Dal Vangelo secondo Marco (Mc 1,40-45)
In quel tempo, venne da Gesù un lebbroso, che lo supplicava in ginocchio e gli diceva: «Se vuoi, puoi purificarmi!». Ne ebbe compassione, tese la mano, lo toccò e gli disse: «Lo voglio, sii purificato!». E subito la lebbra scomparve da lui ed egli fu purificato.
E, ammonendolo severamente, lo cacciò via subito e gli disse: «Guarda di non dire niente a nessuno; va’, invece, a mostrarti al sacerdote e offri per la tua purificazione quello che Mosè ha prescritto, come testimonianza per loro».
Ma quello si allontanò e si mise a proclamare e a divulgare il fatto, tanto che Gesù non poteva più entrare pubblicamente in una città, ma rimaneva fuori, in luoghi deserti; e venivano a lui da ogni parte.
LO TOCCO’
Un lebbroso, uomo reietto ritenuto un peccatore punito da Jahvè, osa sfidare le consuetudini restrittive della legge ebraica e va incontro a Gesù. Il suo atteggiamento rivela quanto per lui non ci sia altra soluzione se non quella di affidarsi a Gesù per essere guarito. Un atto di affidamento disperato che oscilla tra fede e disperazione.
Gesù si compenetra nella sua vicenda tanto da guarirlo con un semplice gesto: toccarlo! I lebbrosi erano ritenuti impuri e quindi “uomini di scarto”, destinati ad essere semplicemente dei sopravvissuti, ma … a distanza. Se Gesù per guarirlo decide si toccarlo ci mostra con fermezza che è necessario compenetrarsi nelle vicende e soprattutto toccare con mano fino a guarire tutte le diverse situazioni che ci vengono incontro.
In quest’ottica la comunità cristiana oltre a sognare qualcosa di nuovo per portare il Vangelo nell’indifferenza della nostra società è nella contemporaneità della nostra storia invitata a toccare con mano le diverse situazioni che gli vengono incontro. Infatti, anche nell’indifferenza del vivere la fede oggi, c’è sempre qualcuno che corre incontro al Signore.
Non è più tempo delle tergiversazioni e degli sguardi a distanza. Non si amano i bambini quando dormono e non si accorgono di nulla, ma quando si prendono in braccio e si accarezzano.
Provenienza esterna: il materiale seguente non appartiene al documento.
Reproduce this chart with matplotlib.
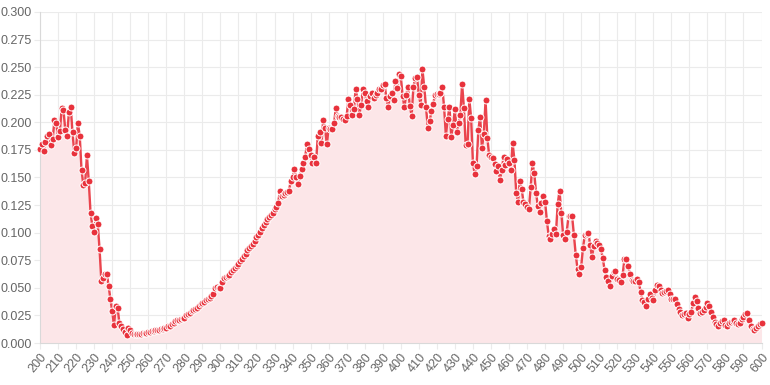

Non si amano i giovani quando si criticano, ma quando s’incoraggiano e stimolano all’impegno verso i meno fortunati. Non si amano i ragazzi quando si propone solo la lezione catechistica per ricevere i sacramenti, ma quando si rendono protagonisti. Non si amano famiglie ed anziani solo quando si ha bisogno che diano qualcosa alla comunità, ma se li rende nuovi evangelizzatori del Vangelo.
La chiesa che guarda a distanza resta diffidente e attendista, la comunità che tocca con mano la realtà rimette e si rimette in sesto tanto da … non riuscire più a tacere le meraviglie del Signore.